For the Private Sector (Social Media Platform Companies)

: "Accept more of the political and social responsibility that the success of its technology has thrust upon it."

: Transparency about how they tackle these issues on their platforms.

 

For the individual

: "Act less like angry customers and more like concerned constituents."

: Recognize that the intent of most online content is designed to subtly influence and manipulate. In response, we should practice a technique called “lateral thinking.” Get out of your homophily induced thought bubbles. "When in doubt, seek a second opinion—then a third, then a fourth. If you’re not in doubt, then you’re likely part of the problem!"

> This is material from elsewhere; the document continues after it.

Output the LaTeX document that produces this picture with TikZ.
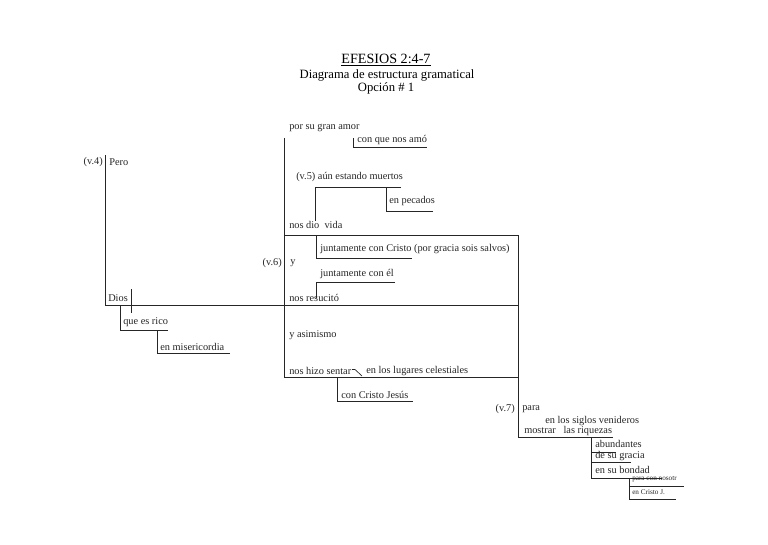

: While protecting ourselves online, we all must protect others as well. Don't spread information as a fact that you're not sure about.

 

My one complaint about the book is an old pet peeve of mine. The author's use of "war" for their label is hyperbole. When researchers and news pundits want to highlight how serious some particular issue is, they elevate the talking point to a warfare level: The War on Drugs, the War on poverty, the culture wars, the War on Christmas, etc. I understand the impulse but by doing so it places the subject in a military setting and thus invites all the metaphors of war. The dictionary definition of war includes phrases like "physical hostilities between nation states" and "force of arms." As hateful as cancel culture is, I don't think it rises to the warfare level. There is no good solution for authors trying to elevate the subject material so that people will pay attention to it. I have been using the phrase internet gaslighting in this review but even I realize that doesn't have the same punch as "LikeWar." Also, I don't mean to imply that this internet gaslighting is not as serious as warfare. It is. It perhaps may be more impactful in destabilizing democracy than any future physical war. But it's not warfare. It might be a tool of warfare but it expands way past that into our daily lives.

 

I'm grateful that Singer and Emerson tackled this subject. It's so complex that even after I've read their book twice now, I'm just beginning to understand the implications. Don't get me wrong. The book is excellent at guiding the reader through the issues. But there are so many entangled ideas here, ideas that have been evolving since the world was young but then supercharged in the internet age, that it is tough to get a bead on them, tough to separate them, tough to understand what is actually going on let alone what to do about it.

 

Singer and Brooking provide a lighted path that the reader can use to see the issues and even offer some straightforward recommendations about what to do about it. The problem is that their solutions are not quick fixes and will require a sustained effort by individual nations to have an impact. In a world where there is no consensus about basic facts, I fear there might never be any impetus to agree that there is even a problem let alone implement a sustained program designed to build resilience to this new age of gaslighting in our culture.

 

That is why it is imperative that security practitioners read this book, grok the concepts, and get behind some of these recommendations for governments, the private sector, and for the individual. Our community, this cybersecurity practitioner group, may be in a small subset of groups that are in a unique position; capable of discussing the issues dispassionately and getting behind whatever movements emerge in the future. That is why this book belongs in the Cybersecurity Canon Hall of Fame.